╭─ The data

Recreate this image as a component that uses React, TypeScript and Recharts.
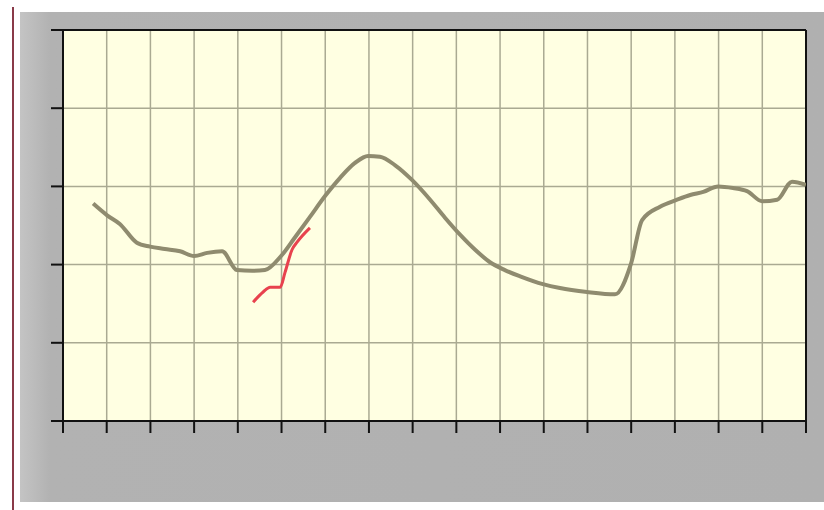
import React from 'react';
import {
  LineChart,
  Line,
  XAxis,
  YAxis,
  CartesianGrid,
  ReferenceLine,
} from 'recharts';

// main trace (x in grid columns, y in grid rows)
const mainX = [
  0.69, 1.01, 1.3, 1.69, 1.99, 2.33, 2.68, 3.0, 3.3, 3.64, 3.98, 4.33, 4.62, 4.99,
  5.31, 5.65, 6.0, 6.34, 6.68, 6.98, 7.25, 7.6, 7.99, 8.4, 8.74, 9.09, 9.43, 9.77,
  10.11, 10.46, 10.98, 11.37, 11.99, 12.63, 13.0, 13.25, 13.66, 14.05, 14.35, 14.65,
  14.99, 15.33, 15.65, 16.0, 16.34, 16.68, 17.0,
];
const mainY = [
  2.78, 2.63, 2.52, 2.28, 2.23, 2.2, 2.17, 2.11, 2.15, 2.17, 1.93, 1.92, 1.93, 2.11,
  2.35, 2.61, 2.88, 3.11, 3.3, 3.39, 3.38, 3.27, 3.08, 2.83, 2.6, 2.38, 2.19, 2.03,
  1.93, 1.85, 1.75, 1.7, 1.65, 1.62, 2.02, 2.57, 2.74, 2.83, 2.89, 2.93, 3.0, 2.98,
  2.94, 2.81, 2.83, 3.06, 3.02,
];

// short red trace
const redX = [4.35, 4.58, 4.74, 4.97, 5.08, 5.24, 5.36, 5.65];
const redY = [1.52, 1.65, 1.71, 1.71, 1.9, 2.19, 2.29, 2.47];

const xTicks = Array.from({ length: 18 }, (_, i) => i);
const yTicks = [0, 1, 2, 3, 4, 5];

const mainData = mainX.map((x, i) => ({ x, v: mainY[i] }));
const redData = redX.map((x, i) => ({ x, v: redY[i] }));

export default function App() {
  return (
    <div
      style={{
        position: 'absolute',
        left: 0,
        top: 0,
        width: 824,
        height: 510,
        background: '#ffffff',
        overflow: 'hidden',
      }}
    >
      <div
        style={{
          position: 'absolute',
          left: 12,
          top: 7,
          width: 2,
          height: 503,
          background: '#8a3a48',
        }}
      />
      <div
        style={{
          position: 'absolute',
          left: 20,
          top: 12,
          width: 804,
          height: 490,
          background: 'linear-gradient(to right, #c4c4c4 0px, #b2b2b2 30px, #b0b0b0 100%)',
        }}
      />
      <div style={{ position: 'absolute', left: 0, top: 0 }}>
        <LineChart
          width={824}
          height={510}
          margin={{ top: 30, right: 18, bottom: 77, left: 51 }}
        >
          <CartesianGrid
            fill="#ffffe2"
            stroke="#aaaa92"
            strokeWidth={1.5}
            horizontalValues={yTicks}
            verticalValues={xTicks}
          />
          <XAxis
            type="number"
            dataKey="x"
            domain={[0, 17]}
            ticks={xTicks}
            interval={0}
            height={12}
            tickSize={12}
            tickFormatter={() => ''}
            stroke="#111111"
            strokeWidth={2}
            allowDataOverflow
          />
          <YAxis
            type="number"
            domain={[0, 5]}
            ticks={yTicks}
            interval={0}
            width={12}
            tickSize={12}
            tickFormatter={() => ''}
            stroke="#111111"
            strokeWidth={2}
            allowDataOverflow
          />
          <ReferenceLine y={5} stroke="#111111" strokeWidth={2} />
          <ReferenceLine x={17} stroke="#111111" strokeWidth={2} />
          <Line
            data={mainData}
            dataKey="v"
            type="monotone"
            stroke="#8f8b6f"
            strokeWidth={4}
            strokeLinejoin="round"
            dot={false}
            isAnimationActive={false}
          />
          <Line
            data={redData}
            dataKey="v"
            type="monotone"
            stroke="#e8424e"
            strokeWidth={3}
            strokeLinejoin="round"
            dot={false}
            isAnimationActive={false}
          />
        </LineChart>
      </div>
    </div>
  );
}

╰─
╭─ The data

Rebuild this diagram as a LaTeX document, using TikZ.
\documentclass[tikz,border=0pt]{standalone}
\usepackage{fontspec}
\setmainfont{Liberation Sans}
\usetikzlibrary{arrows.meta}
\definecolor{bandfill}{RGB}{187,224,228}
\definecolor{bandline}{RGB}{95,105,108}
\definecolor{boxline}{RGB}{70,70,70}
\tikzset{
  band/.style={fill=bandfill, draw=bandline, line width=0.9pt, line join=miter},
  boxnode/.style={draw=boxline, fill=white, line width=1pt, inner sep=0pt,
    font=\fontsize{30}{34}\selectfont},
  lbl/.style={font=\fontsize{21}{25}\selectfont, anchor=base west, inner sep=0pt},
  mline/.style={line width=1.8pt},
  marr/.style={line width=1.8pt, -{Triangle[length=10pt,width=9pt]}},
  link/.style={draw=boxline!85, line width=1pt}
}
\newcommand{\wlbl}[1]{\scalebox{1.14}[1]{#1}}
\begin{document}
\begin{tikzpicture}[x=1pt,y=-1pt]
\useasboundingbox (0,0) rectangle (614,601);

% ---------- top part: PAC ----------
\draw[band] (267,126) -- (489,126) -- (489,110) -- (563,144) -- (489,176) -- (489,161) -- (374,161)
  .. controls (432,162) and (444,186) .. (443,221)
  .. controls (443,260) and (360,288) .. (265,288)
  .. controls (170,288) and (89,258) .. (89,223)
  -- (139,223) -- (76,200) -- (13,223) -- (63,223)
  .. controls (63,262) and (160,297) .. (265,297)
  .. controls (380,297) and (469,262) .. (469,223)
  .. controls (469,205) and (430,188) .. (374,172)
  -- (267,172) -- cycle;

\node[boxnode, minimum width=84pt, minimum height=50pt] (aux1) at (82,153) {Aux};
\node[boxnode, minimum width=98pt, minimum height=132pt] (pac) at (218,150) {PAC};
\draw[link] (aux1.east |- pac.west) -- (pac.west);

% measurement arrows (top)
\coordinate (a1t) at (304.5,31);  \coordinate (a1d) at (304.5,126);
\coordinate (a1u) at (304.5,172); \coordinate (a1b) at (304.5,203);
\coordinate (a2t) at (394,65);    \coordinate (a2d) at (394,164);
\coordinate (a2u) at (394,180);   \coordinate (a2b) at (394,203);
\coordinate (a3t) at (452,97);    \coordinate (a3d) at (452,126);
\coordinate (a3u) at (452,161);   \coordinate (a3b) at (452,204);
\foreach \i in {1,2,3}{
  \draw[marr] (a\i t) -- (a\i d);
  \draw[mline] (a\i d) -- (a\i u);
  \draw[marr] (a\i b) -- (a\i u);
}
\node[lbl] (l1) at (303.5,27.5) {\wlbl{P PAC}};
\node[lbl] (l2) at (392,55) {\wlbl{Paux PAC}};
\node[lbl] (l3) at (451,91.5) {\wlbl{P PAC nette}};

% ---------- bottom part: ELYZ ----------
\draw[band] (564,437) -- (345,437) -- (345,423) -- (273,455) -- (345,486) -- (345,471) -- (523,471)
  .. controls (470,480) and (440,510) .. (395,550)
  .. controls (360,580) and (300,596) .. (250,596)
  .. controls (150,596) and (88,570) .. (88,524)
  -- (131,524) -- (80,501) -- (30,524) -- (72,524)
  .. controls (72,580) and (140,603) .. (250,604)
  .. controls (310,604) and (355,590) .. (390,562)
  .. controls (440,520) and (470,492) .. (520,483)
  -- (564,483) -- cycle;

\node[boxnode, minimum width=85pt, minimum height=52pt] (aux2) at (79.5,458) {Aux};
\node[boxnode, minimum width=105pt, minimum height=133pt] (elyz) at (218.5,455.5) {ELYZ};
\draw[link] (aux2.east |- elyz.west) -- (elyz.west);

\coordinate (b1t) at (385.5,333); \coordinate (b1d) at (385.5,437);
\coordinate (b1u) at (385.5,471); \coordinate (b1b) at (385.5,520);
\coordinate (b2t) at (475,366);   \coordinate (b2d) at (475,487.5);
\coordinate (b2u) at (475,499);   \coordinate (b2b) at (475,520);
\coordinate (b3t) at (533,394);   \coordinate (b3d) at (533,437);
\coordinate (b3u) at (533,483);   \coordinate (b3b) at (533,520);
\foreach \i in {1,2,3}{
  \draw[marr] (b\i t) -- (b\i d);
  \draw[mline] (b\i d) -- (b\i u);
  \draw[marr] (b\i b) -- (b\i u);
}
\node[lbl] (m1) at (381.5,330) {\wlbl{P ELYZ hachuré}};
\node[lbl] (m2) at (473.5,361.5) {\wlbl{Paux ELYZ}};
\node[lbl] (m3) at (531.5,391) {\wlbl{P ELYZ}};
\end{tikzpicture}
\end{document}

╰─
╭─ The data

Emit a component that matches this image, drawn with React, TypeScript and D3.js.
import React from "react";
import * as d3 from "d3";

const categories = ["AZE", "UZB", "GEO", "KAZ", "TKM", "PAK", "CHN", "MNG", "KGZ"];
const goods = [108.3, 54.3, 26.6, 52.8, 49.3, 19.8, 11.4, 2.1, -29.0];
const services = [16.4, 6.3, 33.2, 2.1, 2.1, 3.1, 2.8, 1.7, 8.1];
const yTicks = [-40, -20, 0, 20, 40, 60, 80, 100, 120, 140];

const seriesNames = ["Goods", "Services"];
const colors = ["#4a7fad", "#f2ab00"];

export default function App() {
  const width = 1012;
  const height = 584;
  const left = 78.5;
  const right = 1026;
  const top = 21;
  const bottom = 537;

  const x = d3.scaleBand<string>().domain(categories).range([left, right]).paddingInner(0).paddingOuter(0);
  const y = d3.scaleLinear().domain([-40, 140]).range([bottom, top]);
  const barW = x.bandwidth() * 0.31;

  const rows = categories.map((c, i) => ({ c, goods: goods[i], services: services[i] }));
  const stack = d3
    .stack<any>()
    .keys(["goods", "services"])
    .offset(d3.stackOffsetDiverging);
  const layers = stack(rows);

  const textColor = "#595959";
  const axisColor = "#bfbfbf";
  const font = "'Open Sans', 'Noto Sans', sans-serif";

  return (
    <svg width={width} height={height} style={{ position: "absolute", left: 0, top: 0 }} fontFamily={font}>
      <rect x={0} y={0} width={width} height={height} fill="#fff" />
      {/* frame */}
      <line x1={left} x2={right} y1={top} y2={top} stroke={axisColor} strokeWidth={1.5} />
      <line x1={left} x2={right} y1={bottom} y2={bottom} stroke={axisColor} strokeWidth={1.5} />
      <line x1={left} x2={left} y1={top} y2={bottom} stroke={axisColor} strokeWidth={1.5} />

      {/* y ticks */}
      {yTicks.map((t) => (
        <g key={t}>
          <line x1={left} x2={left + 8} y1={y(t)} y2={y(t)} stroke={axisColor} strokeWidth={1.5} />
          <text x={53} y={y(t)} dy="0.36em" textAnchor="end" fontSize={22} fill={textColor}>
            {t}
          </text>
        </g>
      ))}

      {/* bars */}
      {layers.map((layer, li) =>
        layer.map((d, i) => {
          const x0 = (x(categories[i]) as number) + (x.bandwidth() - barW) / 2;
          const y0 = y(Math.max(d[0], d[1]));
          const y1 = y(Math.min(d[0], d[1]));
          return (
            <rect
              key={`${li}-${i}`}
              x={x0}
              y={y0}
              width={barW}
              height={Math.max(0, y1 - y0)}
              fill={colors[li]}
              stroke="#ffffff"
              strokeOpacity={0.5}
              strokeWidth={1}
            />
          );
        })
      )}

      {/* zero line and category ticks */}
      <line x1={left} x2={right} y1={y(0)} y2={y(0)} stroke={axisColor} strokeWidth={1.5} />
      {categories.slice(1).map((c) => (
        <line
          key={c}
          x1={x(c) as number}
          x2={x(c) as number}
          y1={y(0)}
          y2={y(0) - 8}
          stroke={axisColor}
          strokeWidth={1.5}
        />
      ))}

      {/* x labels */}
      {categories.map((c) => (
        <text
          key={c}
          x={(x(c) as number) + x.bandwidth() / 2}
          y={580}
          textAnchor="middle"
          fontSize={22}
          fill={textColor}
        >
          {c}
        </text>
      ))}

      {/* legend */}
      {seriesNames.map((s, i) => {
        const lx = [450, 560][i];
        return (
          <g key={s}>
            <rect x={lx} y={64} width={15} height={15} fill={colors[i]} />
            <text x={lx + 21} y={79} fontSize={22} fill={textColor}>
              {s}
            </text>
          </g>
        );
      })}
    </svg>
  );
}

╰─

- The problem
Repeat exactly, and only, the lines from the one containing "Recreate this image" through the one containing "const redData = redX.map((x, i)", both included, without the pictures.

- Response to the exercise
Recreate this image as a component that uses React, TypeScript and Recharts.
import React from 'react';
import {
  LineChart,
  Line,
  XAxis,
  YAxis,
  CartesianGrid,
  ReferenceLine,
} from 'recharts';

// main trace (x in grid columns, y in grid rows)
const mainX = [
  0.69, 1.01, 1.3, 1.69, 1.99, 2.33, 2.68, 3.0, 3.3, 3.64, 3.98, 4.33, 4.62, 4.99,
  5.31, 5.65, 6.0, 6.34, 6.68, 6.98, 7.25, 7.6, 7.99, 8.4, 8.74, 9.09, 9.43, 9.77,
  10.11, 10.46, 10.98, 11.37, 11.99, 12.63, 13.0, 13.25, 13.66, 14.05, 14.35, 14.65,
  14.99, 15.33, 15.65, 16.0, 16.34, 16.68, 17.0,
];
const mainY = [
  2.78, 2.63, 2.52, 2.28, 2.23, 2.2, 2.17, 2.11, 2.15, 2.17, 1.93, 1.92, 1.93, 2.11,
  2.35, 2.61, 2.88, 3.11, 3.3, 3.39, 3.38, 3.27, 3.08, 2.83, 2.6, 2.38, 2.19, 2.03,
  1.93, 1.85, 1.75, 1.7, 1.65, 1.62, 2.02, 2.57, 2.74, 2.83, 2.89, 2.93, 3.0, 2.98,
  2.94, 2.81, 2.83, 3.06, 3.02,
];

// short red trace
const redX = [4.35, 4.58, 4.74, 4.97, 5.08, 5.24, 5.36, 5.65];
const redY = [1.52, 1.65, 1.71, 1.71, 1.9, 2.19, 2.29, 2.47];

const xTicks = Array.from({ length: 18 }, (_, i) => i);
const yTicks = [0, 1, 2, 3, 4, 5];

const mainData = mainX.map((x, i) => ({ x, v: mainY[i] }));
const redData = redX.map((x, i) => ({ x, v: redY[i] }));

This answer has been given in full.